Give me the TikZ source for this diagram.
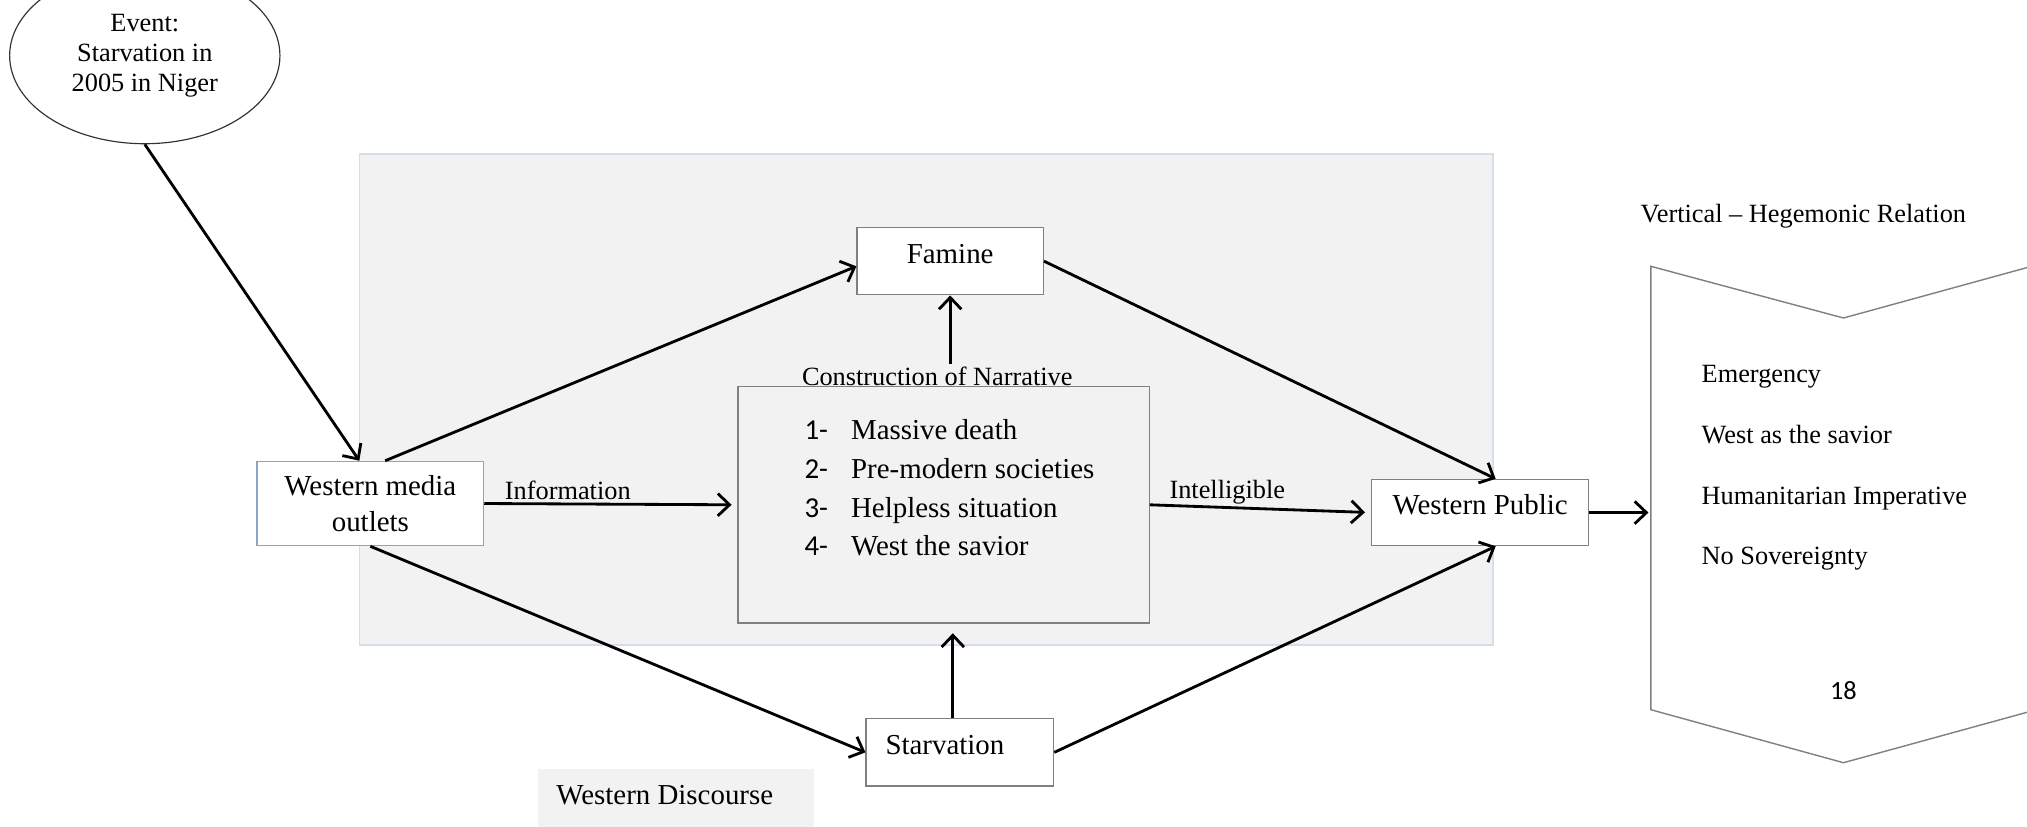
\documentclass[tikz,border=0pt]{standalone}
\usepackage{fontspec}
\setmainfont{Liberation Serif}
\newfontfamily\calibrifont{Carlito}
\usetikzlibrary{shapes.geometric, arrows.meta}
\definecolor{discgray}{HTML}{F2F2F2}
\definecolor{boxgray}{HTML}{808080}
\definecolor{mediablue}{HTML}{8EA4C6}
\definecolor{edgeblue}{HTML}{D5DEEC}

\begin{document}
\begin{tikzpicture}[x=0.55pt, y=-0.55pt,
  box/.style={draw=boxgray, line width=0.6pt, fill=white, font=\fontsize{12.3pt}{15.4pt}\selectfont},
  flow/.style={line width=1.2pt, -{Straight Barb[length=5pt,width=9.5pt,line width=1.2pt]}},
  lbl/.style={font=\fontsize{11.2pt}{13pt}\selectfont, inner sep=1pt}]
\useasboundingbox (0,0) rectangle (1568,639.5);
\draw[edgeblue, fill=discgray, line width=0.6pt] (278,119) rectangle (1155,499);
\fill[discgray] (416,595) rectangle (630,645);

\node[ellipse, draw=black!80, line width=0.5pt, minimum width=115pt, minimum height=75pt, inner sep=0pt, align=center, font=\fontsize{11.2pt}{12.65pt}\selectfont] (event) at (112,43) {Event:\\Starvation in\\2005 in Niger};
\node[box, draw=mediablue, minimum width=96.3pt, minimum height=35.8pt, align=center] (wmo) at (286.5,389.5) {Western media\\outlets};
\node[box, minimum width=79.2pt, minimum height=28.6pt, text height=8pt, text depth=6pt] (famine) at (735,202) {Famine};
\node[box, fill=discgray, minimum width=174.9pt, minimum height=100.7pt] (narr) at (730,390.5) {};
\node[box, text width=63.25pt, inner xsep=8.25pt, minimum height=28.6pt, align=left, text height=8pt, text depth=6pt] (starv) at (742.5,582) {Starvation};
\node[box, minimum width=92.4pt, minimum height=28.1pt, text height=8pt, text depth=6pt] (wp) at (1145,396.5) {Western Public};

\node[lbl] (cn) at (725,291) {Construction of Narrative};
\node[anchor=base west, inner sep=0pt, font=\fontsize{12.3pt}{16.5pt}\selectfont] (list) at (622,340) {\begin{tabular}[t]{@{}p{19.8pt}@{}l@{}}
{\calibrifont 1-} & Massive death\\
{\calibrifont 2-} & Pre-modern societies\\
{\calibrifont 3-} & Helpless situation\\
{\calibrifont 4-} & West the savior
\end{tabular}};

\draw[flow] (event.south) -- ([xshift=-4.7pt]wmo.north);
\draw[flow] ([xshift=6.3pt]wmo.north) -- ([yshift=-2.2pt]famine.west);
\draw[flow, shorten >=2.5pt] (wmo.east) -- node[lbl, above, pos=0.33] (info) {Information} (narr.west);
\draw[flow] (wmo.south) -- (starv.west);
\draw[flow] (famine.east) -- ([xshift=6.6pt]wp.north);
\draw[flow, shorten >=2.5pt] (narr.east) -- node[lbl, above, pos=0.35] (intel) {Intelligible} (wp.west);
\draw[flow] (starv.east) -- ([xshift=6.6pt]wp.south);
\draw[flow] (cn.north -| famine.south) -- (famine.south);
\draw[flow, shorten >=4pt] ([xshift=-3pt]starv.north) -- ([xshift=-3pt]starv.north |- narr.south);

\coordinate (chev) at (1277,396.5);
\draw[flow, shorten >=1pt] (wp.east) -- (chev);
\draw[boxgray, line width=0.6pt] (1568,207) -- (1426,246) -- (1277,206) -- (1277,549) -- (1426,590) -- (1568,551);
\node[lbl] (vh) at (1395,167) {Vertical -- Hegemonic Relation};
\node[anchor=base west, inner sep=0pt, font=\fontsize{11.2pt}{25.85pt}\selectfont] (items) at (1316,296) {\begin{tabular}[t]{@{}l@{}}
Emergency\\
West as the savior\\
Humanitarian Imperative\\
No Sovereignty
\end{tabular}};
\node[font=\calibrifont\fontsize{11.2pt}{13pt}\selectfont] (pg) at (1426,534) {18};

\node[anchor=west, inner sep=0pt, font=\fontsize{12.3pt}{14pt}\selectfont] (wd) at (430,615) {Western Discourse};
\end{tikzpicture}
\end{document}
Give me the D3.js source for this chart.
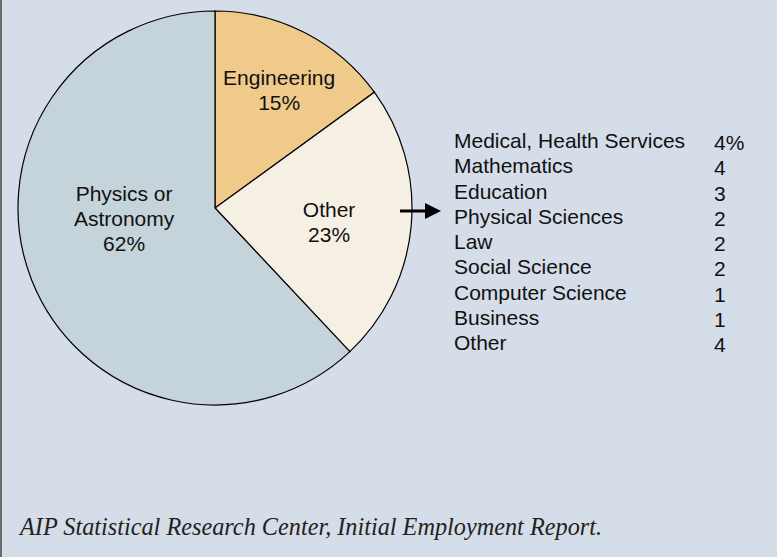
<!DOCTYPE html>
<html>
<head>
<meta charset="utf-8">
<script src="https://cdn.jsdelivr.net/npm/d3@7"></script>
<style>
  html, body { margin: 0; padding: 0; background: #d5dde9; }
  svg { display: block; }
  .sans { font-family: "Liberation Sans", Arial, Helvetica, sans-serif; }
  .serif { font-family: "Liberation Serif", "Times New Roman", Times, serif; font-style: italic; }
</style>
</head>
<body>
<svg id="chart" width="777" height="557"></svg>
<script>
// Pie slices (share of first employment, %)
const sliceNames = ["Engineering", "Other", "Physics or Astronomy"];
const sliceValues = [15, 23, 62];
const sliceLabels = [["Engineering", "15%"], ["Other", "23%"], ["Physics or", "Astronomy", "62%"]];
const sliceColors = ["#f0ca8a", "#f5efe4", "#c5d3da"];

// Breakdown of the "Other" slice
const otherFields = ["Medical, Health Services", "Mathematics", "Education", "Physical Sciences",
  "Law", "Social Science", "Computer Science", "Business", "Other"];
const otherValues = ["4%", "4", "3", "2", "2", "2", "1", "1", "4"];

const footnote = "AIP Statistical Research Center, Initial Employment Report.";

const svg = d3.select("#chart");
const W = 777, H = 557;

svg.append("rect").attr("width", W).attr("height", H).attr("fill", "#d5dde9");
svg.append("line").attr("x1", 1).attr("x2", 1).attr("y1", 0).attr("y2", H)
  .attr("stroke", "#6b6b6b").attr("stroke-width", 2);

const cx = 215, cy = 208, r = 197;
const pie = d3.pie().sort(null).value(d => d);
const arcs = pie(sliceValues);
const arc = d3.arc().innerRadius(0).outerRadius(r);

const g = svg.append("g").attr("transform", `translate(${cx},${cy})`);
g.selectAll("path").data(arcs).join("path")
  .attr("d", arc)
  .attr("fill", (d, i) => sliceColors[i])
  .attr("stroke", "#000")
  .attr("stroke-width", 1.2);

// Slice labels: polar placement (angle in degrees clockwise from top, radius in px)
const labelPolar = [[28.6, 134], [97.2, 115], [263.7, 91.5]];
const lh = 25;
arcs.forEach((a, i) => {
  const ang = labelPolar[i][0] * Math.PI / 180, lr = labelPolar[i][1];
  const lx = Math.sin(ang) * lr, ly = -Math.cos(ang) * lr;
  const lines = sliceLabels[i];
  const t = g.append("text")
    .attr("class", "sans")
    .attr("text-anchor", "middle")
    .attr("font-size", 21)
    .attr("fill", "#111");
  lines.forEach((s, j) => {
    t.append("tspan").attr("x", lx)
      .attr("y", ly + (j - (lines.length - 1) / 2) * lh + 7.5)
      .text(s);
  });
});

// Arrow pointing to the breakdown list
svg.append("defs").append("marker")
  .attr("id", "head").attr("viewBox", "0 0 10 10")
  .attr("refX", 0).attr("refY", 5)
  .attr("markerWidth", 18).attr("markerHeight", 16)
  .attr("markerUnits", "userSpaceOnUse")
  .attr("orient", "auto")
  .append("path").attr("d", "M0,0 L10,5 L0,10 Z").attr("fill", "#000");
svg.append("line").attr("x1", 400).attr("x2", 425).attr("y1", 211).attr("y2", 211)
  .attr("stroke", "#000").attr("stroke-width", 3).attr("marker-end", "url(#head)");

// Breakdown list
const y = d3.scalePoint().domain(otherFields).range([148, 350]);
const list = svg.append("g").attr("class", "sans").attr("font-size", 21).attr("fill", "#111");
list.selectAll("text.name").data(otherFields).join("text")
  .attr("class", "name").attr("x", 454).attr("y", d => y(d)).text(d => d);
list.selectAll("text.val").data(otherFields).join("text")
  .attr("class", "val").attr("x", 714).attr("y", d => y(d) + 2)
  .text((d, i) => otherValues[i]);

// Source note
svg.append("text")
  .attr("class", "serif")
  .attr("x", 20).attr("y", 535)
  .attr("font-size", 25)
  .attr("fill", "#222")
  .attr("textLength", 582)
  .attr("lengthAdjust", "spacingAndGlyphs")
  .text(footnote);
</script>
</body>
</html>
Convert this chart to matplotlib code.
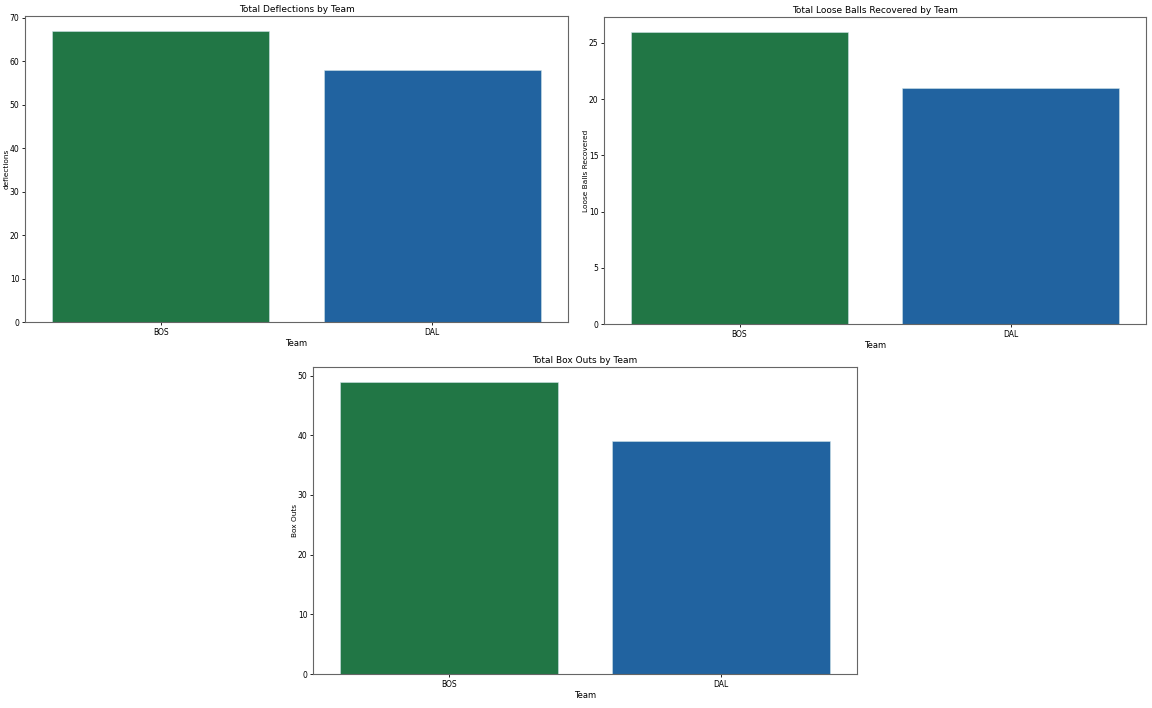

:: Stated exercise ::
The answer is a single number, the count of lines in the records that contain the string "this".

:: Reply ::
3